Watch this, but only if someone will pay you a great deal of money to do so. The story, as worn-out and gripping as a bald tyre, takes an age to get not very far, and you knew perfectly well where you were going anyway. Plot, direction and characterisation are all over the place. The acting looks like daytime TV of 40 years ago.
From the director of 1989’s My Left Foot comes this year’s Dream House starring James Bond himself (Daniel Craig) and Rachel Weisz as his wife, Libby.
A family leave their home and friends in busy New York City and move into the house of their dreams in a quiet New England suburb, shortly after their arrival they discover that the last family to live in the house were brutally murdered and that most of the town believe the crime was committed by the husband and father of the murdered woman and her children.
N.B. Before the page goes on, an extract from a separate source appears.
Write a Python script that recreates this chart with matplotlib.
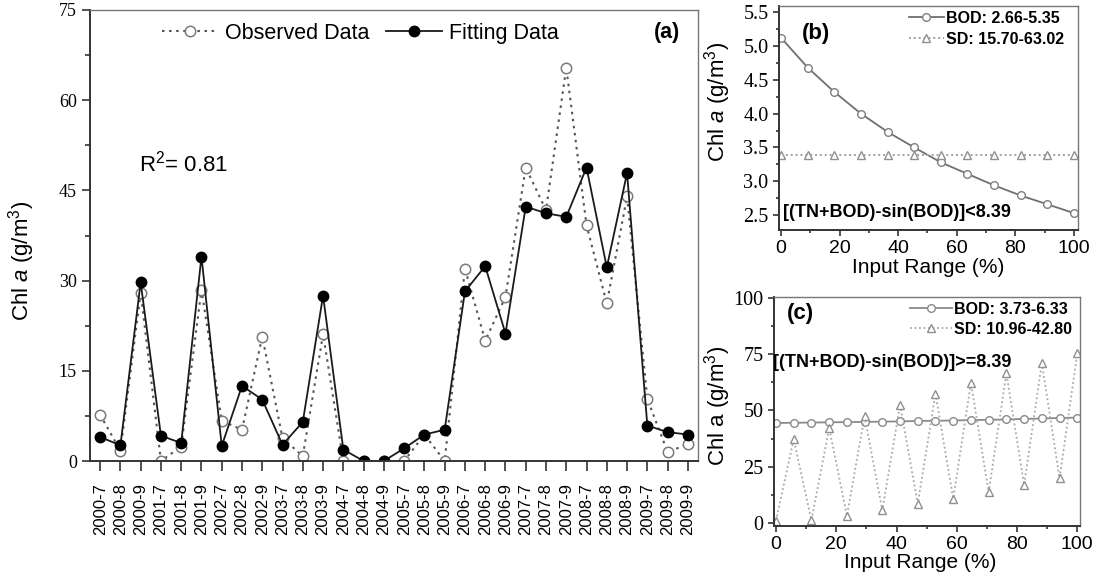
import matplotlib
matplotlib.use("Agg")
import matplotlib.pyplot as plt
from matplotlib.ticker import MultipleLocator

# ---------------- data ----------------
months = ["2000-7", "2000-8", "2000-9", "2001-7", "2001-8", "2001-9",
          "2002-7", "2002-8", "2002-9", "2003-7", "2003-8", "2003-9",
          "2004-7", "2004-8", "2004-9", "2005-7", "2005-8", "2005-9",
          "2006-7", "2006-8", "2006-9", "2007-7", "2007-8", "2007-9",
          "2008-7", "2008-8", "2008-9", "2009-7", "2009-8", "2009-9"]
observed = [7.7, 1.7, 28.0, 0.0, 2.4, 28.5, 6.7, 5.2, 20.7, 3.8, 0.8, 21.1,
            0.0, 0.0, 0.0, 0.0, 4.4, 0.0, 32.0, 20.0, 27.3, 48.8, 41.7, 65.4,
            39.2, 26.2, 44.0, 10.3, 1.5, 2.8]
fitted = [4.0, 2.6, 29.7, 4.2, 3.0, 34.0, 2.5, 12.5, 10.2, 2.7, 6.5, 27.5,
          1.9, 0.0, 0.0, 2.1, 4.4, 5.2, 28.2, 32.4, 21.2, 42.3, 41.2, 40.6,
          48.8, 32.2, 47.9, 5.9, 4.8, 4.4]

b_x = [0, 9.09, 18.18, 27.27, 36.36, 45.45, 54.55, 63.64, 72.73, 81.82, 90.91, 100]
b_bod = [5.12, 4.68, 4.32, 4.00, 3.73, 3.50, 3.28, 3.11, 2.94, 2.79, 2.66, 2.53]
b_sd = [3.39, 3.39, 3.39, 3.39, 3.39, 3.39, 3.39, 3.39, 3.39, 3.39, 3.39, 3.39]

c_x = [0, 5.88, 11.76, 17.65, 23.53, 29.41, 35.29, 41.18, 47.06, 52.94,
       58.82, 64.71, 70.59, 76.47, 82.35, 88.24, 94.12, 100]
c_bod = [44.4, 44.5, 44.6, 44.7, 44.8, 44.9, 45.0, 45.1, 45.3, 45.4,
         45.5, 45.7, 45.8, 46.0, 46.2, 46.4, 46.6, 46.8]
c_sd = [1.0, 37.2, 1.2, 42.2, 3.2, 47.4, 5.6, 52.5, 8.5, 57.4,
        10.9, 62.2, 13.7, 66.5, 16.9, 71.0, 19.9, 75.3]

SANS = "Liberation Sans"
SERIF = "Liberation Serif"
plt.rcParams["font.family"] = SANS
plt.rcParams["mathtext.fontset"] = "custom"
plt.rcParams["mathtext.rm"] = SANS
plt.rcParams["mathtext.it"] = SANS + ":italic"
plt.rcParams["mathtext.bf"] = SANS + ":bold"

W, H = 1101, 579
fig = plt.figure(figsize=(W / 100, H / 100), dpi=100)


def rect(l, r, t, b):
    return [l / W, (H - b) / H, (r - l) / W, (b - t) / H]


def style_spines(ax):
    for s in ("left", "bottom"):
        ax.spines[s].set_color("#333333")
        ax.spines[s].set_linewidth(1.4)
    for s in ("top", "right"):
        ax.spines[s].set_color("#777777")
        ax.spines[s].set_linewidth(1.0)
    ax.tick_params(which="both", direction="out", top=False, right=False,
                   color="#333333", width=1.2)
    ax.tick_params(which="major", length=6)
    ax.tick_params(which="minor", length=3.5)


# ---------------- panel (a) ----------------
axA = fig.add_axes(rect(90, 698, 10, 461))
xs = list(range(len(months)))
axA.plot(xs, observed, linestyle=(0, (1.2, 2.2)), color="#555555", lw=1.5,
         marker="o", markersize=7.5, markerfacecolor="white",
         markeredgecolor="#7a7a7a", markeredgewidth=1.1, label="Observed Data")
axA.plot(xs, fitted, linestyle="-", color="#1a1a1a", lw=1.3,
         marker="o", markersize=7.5, markerfacecolor="black",
         markeredgecolor="black", label="Fitting Data")
axA.set_xlim(-0.5, len(months) - 0.5)
axA.set_ylim(0, 75)
axA.set_xticks(xs)
axA.set_xticklabels(months, rotation=90, fontsize=12, family=SANS)
axA.yaxis.set_major_locator(MultipleLocator(15))
axA.yaxis.set_minor_locator(MultipleLocator(7.5))
style_spines(axA)
axA.tick_params(axis="x", length=7, pad=9)
for lab in axA.get_yticklabels():
    lab.set_family(SERIF)
    lab.set_fontsize(13)
axA.set_ylabel(r"Chl $\mathit{a}$ (g/m$^3$)", fontsize=16)
axA.yaxis.set_label_coords(-0.087, 0.443)
axA.legend(loc="center", bbox_to_anchor=(0.445, 0.949), ncol=2,
           frameon=False, fontsize=15.5, handlelength=2.6,
           handletextpad=0.3, columnspacing=0.8, borderpad=0,
           borderaxespad=0)
axA.text(0.081, 0.66, r"R$^2$= 0.81", transform=axA.transAxes,
         fontsize=16, va="center", ha="left")
axA.text(0.970, 0.951, "(a)", transform=axA.transAxes, fontsize=15.5,
         fontweight="bold", ha="right", va="center")

# ---------------- panel (b) ----------------
axB = fig.add_axes(rect(779, 1078, 6, 230))
axB.plot(b_x, b_bod, linestyle="-", color="#707070", lw=1.3, marker="o",
         markersize=5.5, markerfacecolor="white", markeredgecolor="#808080",
         markeredgewidth=1.0, label="BOD: 2.66-5.35")
axB.plot(b_x, b_sd, linestyle=(0, (1, 1.5)), color="#a0a0a0", lw=1.4,
         marker="^", markersize=5.5, markerfacecolor="white",
         markeredgecolor="#909090", markeredgewidth=1.0,
         label="SD: 15.70-63.02")
axB.set_xlim(-0.7, 101.4)
axB.set_ylim(2.28, 5.59)
axB.xaxis.set_major_locator(MultipleLocator(20))
axB.xaxis.set_minor_locator(MultipleLocator(10))
axB.yaxis.set_major_locator(MultipleLocator(0.5))
axB.yaxis.set_minor_locator(MultipleLocator(0.25))
axB.yaxis.set_major_formatter(matplotlib.ticker.FormatStrFormatter("%.1f"))
style_spines(axB)
axB.tick_params(which="major", length=4)
axB.tick_params(which="minor", length=2.5)
axB.tick_params(axis="x", labelsize=14, pad=3)
for lab in axB.get_yticklabels():
    lab.set_family(SERIF)
    lab.set_fontsize(14.5)
axB.set_ylabel(r"Chl $\mathit{a}$ (g/m$^3$)", fontsize=16)
axB.yaxis.set_label_coords(-0.154, 0.57)
axB.set_xlabel("Input Range (%)", fontsize=15)
axB.xaxis.set_label_coords(0.498, -0.125)
axB.legend(loc="upper right", bbox_to_anchor=(0.955, 0.978), frameon=False,
           prop={"family": SANS, "weight": "bold", "size": 11.5},
           handlelength=2.2, handletextpad=0.15, labelspacing=0.35,
           borderpad=0, borderaxespad=0)
axB.text(0.077, 0.879, "(b)", transform=axB.transAxes, fontsize=16,
         fontweight="bold", ha="left", va="center")
axB.text(0.012, 0.076, "[(TN+BOD)-sin(BOD)]<8.39", transform=axB.transAxes,
         fontsize=13, fontweight="bold", ha="left", va="center")

# ---------------- panel (c) ----------------
axC = fig.add_axes(rect(774, 1080, 297, 526))
axC.plot(c_x, c_bod, linestyle="-", color="#8a8a8a", lw=1.3, marker="o",
         markersize=5.5, markerfacecolor="white", markeredgecolor="#8a8a8a",
         markeredgewidth=1.0, label="BOD: 3.73-6.33")
axC.plot(c_x, c_sd, linestyle=(0, (1, 1.5)), color="#a8a8a8", lw=1.3,
         marker="^", markersize=6, markerfacecolor="white",
         markeredgecolor="#909090", markeredgewidth=1.0,
         label="SD: 10.96-42.80")
axC.set_xlim(-0.66, 100.9)
axC.set_ylim(-1.3, 100.3)
axC.xaxis.set_major_locator(MultipleLocator(20))
axC.xaxis.set_minor_locator(MultipleLocator(10))
axC.yaxis.set_major_locator(MultipleLocator(25))
axC.yaxis.set_minor_locator(MultipleLocator(12.5))
style_spines(axC)
axC.tick_params(which="major", length=4)
axC.tick_params(which="minor", length=2.5)
axC.tick_params(axis="x", labelsize=14, pad=3)
for lab in axC.get_yticklabels():
    lab.set_family(SERIF)
    lab.set_fontsize(14.5)
axC.set_ylabel("Chl a (g/m$^3$)", fontsize=16)
axC.yaxis.set_label_coords(-0.134, 0.525)
axC.set_xlabel("Input Range (%)", fontsize=15)
axC.xaxis.set_label_coords(0.477, -0.118)
axC.legend(loc="upper right", bbox_to_anchor=(0.975, 0.978), frameon=False,
           prop={"family": SANS, "weight": "bold", "size": 11.5},
           handlelength=2.6, handletextpad=0.15, labelspacing=0.3,
           borderpad=0, borderaxespad=0)
axC.text(0.042, 0.930, "(c)", transform=axC.transAxes, fontsize=16,
         fontweight="bold", ha="left", va="center")
axC.text(-0.003, 0.716, "[(TN+BOD)-sin(BOD)]>=8.39", transform=axC.transAxes,
         fontsize=13, fontweight="bold", ha="left", va="center")

fig.savefig("out.png", dpi=100)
With the help of a neighbour Will (Craig) begins to delve deeper into the disturbing puzzle of this unsolved crime, only to learn that things are even more sinister than they first appeared.
Despite what the trailer may imply; Dream House is not the typical horror movie it appears to be, rather it has far more of a thriller feel to it, giving it a far more adult feel than the majority of haunted house movies.
Unfortunately it doesn’t fully achieve thriller status; rather the narrative is pretty transparent and obvious, whilst the scary and tense moments are few and far between. You are left in the end with what feels more like a slight inane mystery, where it becomes apparent really quite quickly who the villain of the piece really is.
A waste of Craig and Wiesz’s talents Dream House is slow and unimaginative; all in all it’s mediocre at best.